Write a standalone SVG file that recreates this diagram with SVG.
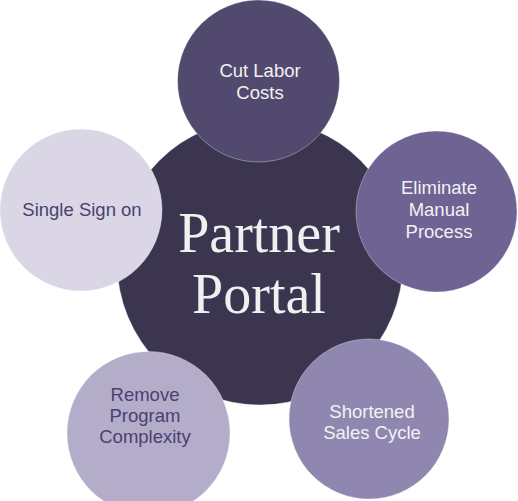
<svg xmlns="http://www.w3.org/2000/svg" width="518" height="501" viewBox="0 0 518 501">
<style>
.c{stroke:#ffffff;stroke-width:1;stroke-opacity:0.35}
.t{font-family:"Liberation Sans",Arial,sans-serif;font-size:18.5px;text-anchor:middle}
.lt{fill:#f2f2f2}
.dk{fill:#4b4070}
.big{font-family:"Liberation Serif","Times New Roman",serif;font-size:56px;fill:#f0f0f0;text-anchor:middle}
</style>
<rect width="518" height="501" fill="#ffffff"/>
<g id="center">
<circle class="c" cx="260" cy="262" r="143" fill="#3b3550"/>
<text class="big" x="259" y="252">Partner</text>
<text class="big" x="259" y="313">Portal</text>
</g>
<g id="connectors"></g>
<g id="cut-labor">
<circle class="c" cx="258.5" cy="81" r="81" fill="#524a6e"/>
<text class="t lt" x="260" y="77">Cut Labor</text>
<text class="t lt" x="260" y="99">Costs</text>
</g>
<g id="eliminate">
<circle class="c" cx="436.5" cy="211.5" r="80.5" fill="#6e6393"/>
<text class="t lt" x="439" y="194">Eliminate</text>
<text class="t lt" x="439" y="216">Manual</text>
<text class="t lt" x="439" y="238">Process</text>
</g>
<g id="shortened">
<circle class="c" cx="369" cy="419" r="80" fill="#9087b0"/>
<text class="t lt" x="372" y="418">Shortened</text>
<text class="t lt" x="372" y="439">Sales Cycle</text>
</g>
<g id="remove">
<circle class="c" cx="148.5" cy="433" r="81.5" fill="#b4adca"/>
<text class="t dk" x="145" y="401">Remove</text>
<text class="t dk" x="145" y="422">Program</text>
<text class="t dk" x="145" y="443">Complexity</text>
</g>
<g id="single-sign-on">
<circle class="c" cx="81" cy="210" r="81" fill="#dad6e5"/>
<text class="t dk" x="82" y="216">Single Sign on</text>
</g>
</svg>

————

# TASK TO COMPLETE:
Repeat the material above in full and unchanged, minus its images.

# EXERCISE ANSWER:
Write a standalone SVG file that recreates this diagram with SVG.
<svg xmlns="http://www.w3.org/2000/svg" width="518" height="501" viewBox="0 0 518 501">
<style>
.c{stroke:#ffffff;stroke-width:1;stroke-opacity:0.35}
.t{font-family:"Liberation Sans",Arial,sans-serif;font-size:18.5px;text-anchor:middle}
.lt{fill:#f2f2f2}
.dk{fill:#4b4070}
.big{font-family:"Liberation Serif","Times New Roman",serif;font-size:56px;fill:#f0f0f0;text-anchor:middle}
</style>
<rect width="518" height="501" fill="#ffffff"/>
<g id="center">
<circle class="c" cx="260" cy="262" r="143" fill="#3b3550"/>
<text class="big" x="259" y="252">Partner</text>
<text class="big" x="259" y="313">Portal</text>
</g>
<g id="connectors"></g>
<g id="cut-labor">
<circle class="c" cx="258.5" cy="81" r="81" fill="#524a6e"/>
<text class="t lt" x="260" y="77">Cut Labor</text>
<text class="t lt" x="260" y="99">Costs</text>
</g>
<g id="eliminate">
<circle class="c" cx="436.5" cy="211.5" r="80.5" fill="#6e6393"/>
<text class="t lt" x="439" y="194">Eliminate</text>
<text class="t lt" x="439" y="216">Manual</text>
<text class="t lt" x="439" y="238">Process</text>
</g>
<g id="shortened">
<circle class="c" cx="369" cy="419" r="80" fill="#9087b0"/>
<text class="t lt" x="372" y="418">Shortened</text>
<text class="t lt" x="372" y="439">Sales Cycle</text>
</g>
<g id="remove">
<circle class="c" cx="148.5" cy="433" r="81.5" fill="#b4adca"/>
<text class="t dk" x="145" y="401">Remove</text>
<text class="t dk" x="145" y="422">Program</text>
<text class="t dk" x="145" y="443">Complexity</text>
</g>
<g id="single-sign-on">
<circle class="c" cx="81" cy="210" r="81" fill="#dad6e5"/>
<text class="t dk" x="82" y="216">Single Sign on</text>
</g>
</svg>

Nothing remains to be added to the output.